Grid Engine may be configured to
relocate a job, useful in the case where the host being used is a
desktop system and is only to be used when the owner is not actively
working with it. This uses the checkpointing facility of Grid Engine
to kill and restart the job elsewhere when the user returns and moves
the mouse or presses a key.
To set up this configuration, the
following steps are needed:
1) Configure Grid Engine to track
interactive idle time 2) Configure the checkpointing interface 3)

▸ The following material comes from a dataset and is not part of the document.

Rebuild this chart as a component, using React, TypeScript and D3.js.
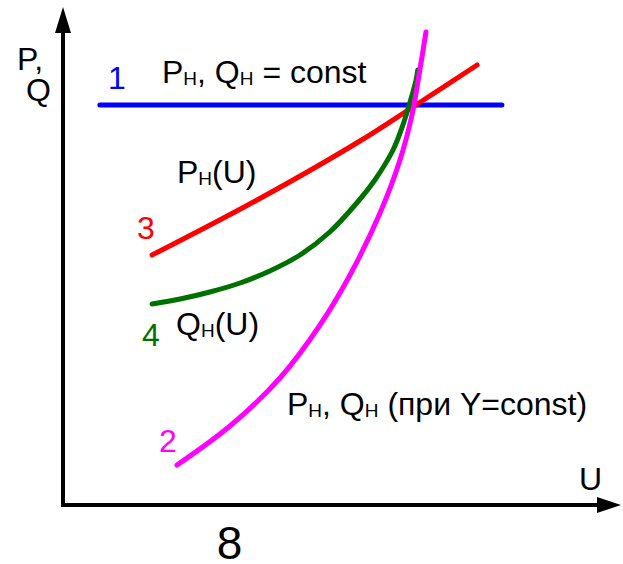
import React from "react";
import * as d3 from "d3";

// Abstract units: U on x (0..100), P/Q on y (0..100)
const curve1U = [6.7, 79.8];
const curve1PQ = [80, 80];

const curve3U = [16.2, 35.3, 54.0, 63.6, 75.3];
const curve3PQ = [50, 61, 72.8, 79.6, 88];

const curve4U = [16.2, 21.3, 26.7, 32.2, 37.6, 43.1, 48.5, 53.1, 56.7, 60.0, 61.8, 63.1, 64.2, 64.5];
const curve4PQ = [40.2, 41.2, 42.6, 44.4, 46.8, 50.0, 54.6, 60.0, 65.0, 71.0, 76.0, 80.6, 85.0, 87.0];

const curve2U = [20.73, 30.36, 39.45, 46.73, 52.18, 57.64, 61.27, 63.45, 64.73, 66.0];
const curve2PQ = [8, 15.8, 25.4, 36, 46, 58.4, 69, 78, 86, 94.6];

const FONT = "'Liberation Sans', Arial, sans-serif";

type Pt = [number, number];
const zip = (xs: number[], ys: number[]): Pt[] => xs.map((x, i) => [x, ys[i]]);

export default function App() {
  const W = 623;
  const H = 564;
  const x = d3.scaleLinear().domain([0, 100]).range([63, 613]);
  const y = d3.scaleLinear().domain([0, 100]).range([505, 5]);

  const line = d3
    .line<Pt>()
    .x((d) => x(d[0]))
    .y((d) => y(d[1]))
    .curve(d3.curveCatmullRom.alpha(0.5));

  const x0 = x(0);
  const y0 = y(0);

  const series = [
    { d: zip(curve1U, curve1PQ), color: "#0000ff" },
    { d: zip(curve3U, curve3PQ), color: "#ff0000" },
    { d: zip(curve4U, curve4PQ), color: "#007000" },
    { d: zip(curve2U, curve2PQ), color: "#ff00ff" },
  ];

  const FS = 32;
  const SFS = 19;
  const sub = (main: string, s: string, rest: string) => (
    <>
      {main}
      <tspan fontSize={SFS} dy={2}>
        {s}
      </tspan>
      <tspan dy={-2}>{rest}</tspan>
    </>
  );

  return (
    <svg
      width={W}
      height={H}
      style={{ position: "absolute", left: 0, top: 0, background: "#fff" }}
      fontFamily={FONT}
    >
      <rect width={W} height={H} fill="#fff" />
      {/* axes */}
      <path
        d={`M${x0},33 L${x0},${y0} L597,${y0}`}
        fill="none"
        stroke="#000"
        strokeWidth={4}
        strokeLinejoin="miter"
      />
      <path d={`M${x0},7 L${x0 - 8},33 L${x0 + 8},33 Z`} fill="#000" />
      <path d={`M621,${y0} L597,${y0 - 8} L597,${y0 + 8} Z`} fill="#000" />

      {series.map((s, i) => (
        <path
          key={i}
          d={line(s.d) || ""}
          fill="none"
          stroke={s.color}
          strokeWidth={5}
          strokeLinecap="round"
        />
      ))}

      {/* axis labels */}
      <text x={17} y={70} fontSize={FS} fill="#000">P,</text>
      <text x={26} y={101} fontSize={FS} fill="#000">Q</text>
      <text x={579} y={490} fontSize={FS} fill="#000">U</text>
      <text x={229.5} y={559} fontSize={46} fill="#000" textAnchor="middle">8</text>

      {/* curve numbers */}
      <text x={108} y={89} fontSize={FS} fill="#0000ff">1</text>
      <text x={137} y={239} fontSize={FS} fill="#ff0000">3</text>
      <text x={142} y={346} fontSize={FS} fill="#007000">4</text>
      <text x={159} y={452} fontSize={FS} fill="#ff00ff">2</text>

      {/* annotations */}
      <text x={162} y={83} fontSize={FS} fill="#000">
        {sub("P", "H", ", Q")}
        <tspan fontSize={SFS} dy={2}>H</tspan>
        <tspan dy={-2}> = const</tspan>
      </text>
      <text x={177} y={183} fontSize={FS} fill="#000">
        {sub("P", "H", "(U)")}
      </text>
      <text x={176} y={335} fontSize={FS} fill="#000">
        {sub("Q", "H", "(U)")}
      </text>
      <text x={287} y={415} fontSize={FS} fill="#000">
        {sub("P", "H", ", Q")}
        <tspan fontSize={SFS} dy={2}>H</tspan>
        <tspan dy={-2}> (при Y=const)</tspan>
      </text>
    </svg>
  );
}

Add the checkpoint ability to the appropriate queues 4) Set the
load threshold in the queues to trigger the relocation
1) Configure Grid Engine to track
interactive idle time
Please see the following application
note: Tracking Interactive Idle Time
2) Configure the checkpointing
interface
The checkpointing interface needs to be
created. This can be done in qmon:
Click on the "Checkpoint
Configuration" icon
Click "Add"
Name the checkpointing interface
(you will be using this name when submitting the job)
Select the interface, USERDEFINED
Select the appropriate queues to
attach the checkpointing interface
Leave all other fields blank (if
you had an actual checkpointable job, you would have actual entries
here)
Select "On Job Suspend"
to relocate the job after it is suspended
Click "Ok"
Click "Done" to close
this dialog box
3) Add the checkpoint ability to the
appropriate queues
In qmon, modify the appropriate queues
to give them the checkpointing ability:
Click "Queue Control"
Select a queue and click "Modify"
Under "Type" on the
"General Configuration" tab, check "Checkpointing"
Click "Ok"
4) Set the load threshold in the
queues to trigger the relocation
In qmon "Queue Control",
select and modify an appropriate queue. On the "Load/Suspend
Thresholds" tab, add to the currently set load threshold by
clicking on the heading labelled "Load" and selecting the
idle time resource. Enter the desired value under the value column.
When submitting a job that is eligible
to be moved, the checkpointing interface needs to be specified. For
example, if the interface created above was named "reloc",
I would submit the job as such:
qsub -ckpt reloc myjob.sh
The job will be eligible to run in any
queue which has the checkpointing ability. Then, if the job is
subsequently suspended (as when the queue it is running in is
suspended when the user clears the interactive idle time), it will be
killed, then requeued.
|